Runciman states flatly, here at the beginning of his first book, that up until shortly before his own time, prejudice had trounced truth even in the best history written in the West when it came to Byzantium. And then he spent a very long and brilliant career backing up this flat statement. Rather than admit that Byzantine society was more advanced in many ways than their own, Western historians made "byzantine" an adjective meaning decadent, flabby, lazy, cowardly, cunning, etc, etc.

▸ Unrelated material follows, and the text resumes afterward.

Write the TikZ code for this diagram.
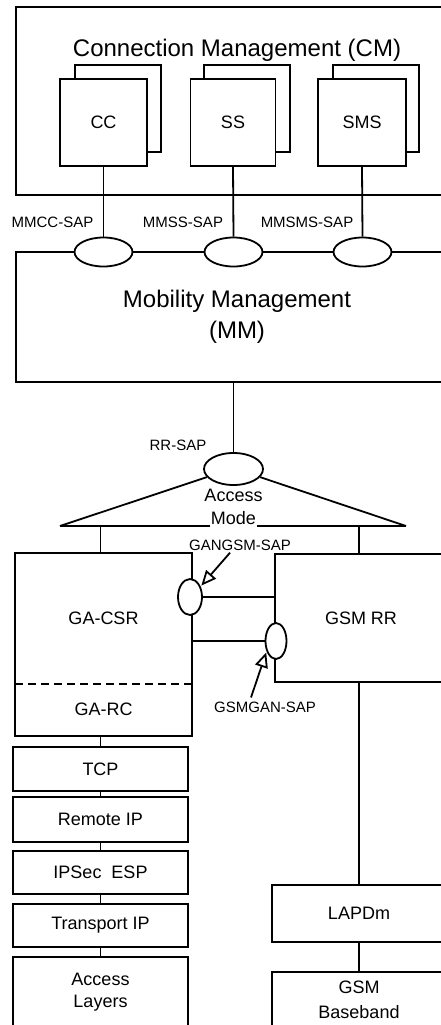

Runciman's mentor JB Bury (1861-1927), a pioneer in bucking this pervasive trend, went so far as to refuse to even use the term "Byzantium" to refer to the Eastern Roman Empire after the Western Empire had fallen.
Bury, Runciman and some like-minded Western historians have made some headway in changing the attitudes of historians, and somewhat less, so far, in the consciousness of the general public. It's still quite common to encounter very well-educated Westerners who talk of the fall of the Roman Empire in AD 476, who refer to the Catholic Church before the Reformation, and Catholicism plus Protestantism since then, as "the whole of Christendom," completely ignoring Greek Orthodoxy, not to mention the Coptic, Syriac, Ethiopic, Armenian and Nestorian churches who never acknowledged Catholic or orthodox supremacy.
It seems to me, now, simple enough to recognize that, for example, the Romans who were represented at Jerusalem by Pontius Pilate and a garrison of soldiers in the time of Christ did not go anywhere in AD 476, and to grasp why Christians who already had their own written languages were not inclined to accept either a Latin or a Greek spiritual overlordship.
But did I see any of this before people like Runciman and Bury pointed it out to me? No, of course I didn't, any more than I saw how obviously Gothic cathedral towers, all built after the Crusades began, mimic Muslim minarets, before that was pointed out to me.
You have to see a truth first. Then it can become obvious. Not the other way around. Which usually means that someone else has to point it out to you.